Without cortical consultation this would be true – and without language, how do we consult the cortex?

This all relates to Kestenbaum’s article on preschooler empathy

“Anticipating our recent PET scan findings, Cicchetti and White (1990) [get this article] hypothesized that “the special difficulties that abused toddlers have expressing feelings in words may not be simply a reflection of psychological intimidation but rather a manifestation of neuroanatomical and neuro-physiological changes secondary to abusive or neglectful treatment: (p. 369)  (van der Kolk/CAT/194)”



“Prone to action, and deficient in words, these patients can often express their internal states more articulately in physical movements or in pictures than in words.  [Reminds me of “getting the image” as with the power puff experience when doing art therapy.] Utilizing drawings and psychodrama may help them develop a language that is essential for effective communication and for the symbolic transformation that can occur in psychotherapy.  Group psychotherapy may also be effective in providing them both with (inter)action and with borrowed words to express emotional states.  (van der Kolk/CAT/195)”

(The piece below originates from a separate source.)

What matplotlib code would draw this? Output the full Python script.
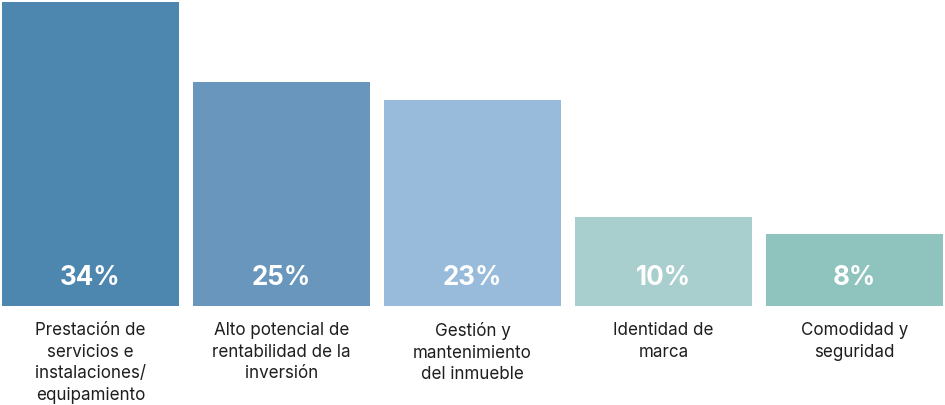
import matplotlib
matplotlib.use("Agg")
import matplotlib.pyplot as plt

categories = [
    "Prestación de\nservicios e\ninstalaciones/\nequipamiento",
    "Alto potencial de\nrentabilidad de la\ninversión",
    "Gestión y\nmantenimiento\ndel inmueble",
    "Identidad de\nmarca",
    "Comodidad y\nseguridad",
]
values = [34, 25, 23, 10, 8]
value_labels = ["34%", "25%", "23%", "10%", "8%"]
colors = ["#4d87b0", "#6896bd", "#98bbdc", "#a8cecd", "#8fc3bd"]

DPI = 72
fig = plt.figure(figsize=(945 / DPI, 405 / DPI), dpi=DPI)
ax = fig.add_axes([2 / 945, (405 - 306) / 405, 941 / 945, 304 / 405])

width = 177 / 191
x = list(range(len(values)))
ax.bar(x, values, width=width, color=colors)
ax.set_xlim(-width / 2, len(values) - 1 + width / 2)
ax.set_ylim(0, 34)
ax.axis("off")

for xi, lab in zip(x, value_labels):
    ax.annotate(lab, (xi, 0), xytext=(0, 21), textcoords="offset pixels",
                ha="center", va="baseline", color="white",
                fontsize=26, fontweight="bold", family=["Inter", "DejaVu Sans"])

for xi, cat in zip(x, categories):
    ax.annotate(cat, (xi, 0), xytext=(0, -16), textcoords="offset pixels",
                ha="center", va="top", color="#1e1e1e", linespacing=1.35,
                fontsize=17, family=["Inter", "DejaVu Sans"],
                annotation_clip=False)

fig.savefig("out.png", dpi=DPI, facecolor="white")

I remember talking about feelings only one time, after my black rabbit died and we were in the Jeep at the turn where the road dropped to the right below Pollard’s house.  So we were not using that road that went up the hill to the left of their house by then.  But I remember telling Cindy that I was so sad I knew I would never smile again.  It was like something broke in my heart.  I remember her saying, “Sure you will.”

I don’t think mother had much more than a primitive vocabulary for feelings.  She probably used happy, sad, and hate.  I can find out more about that when I read her letters.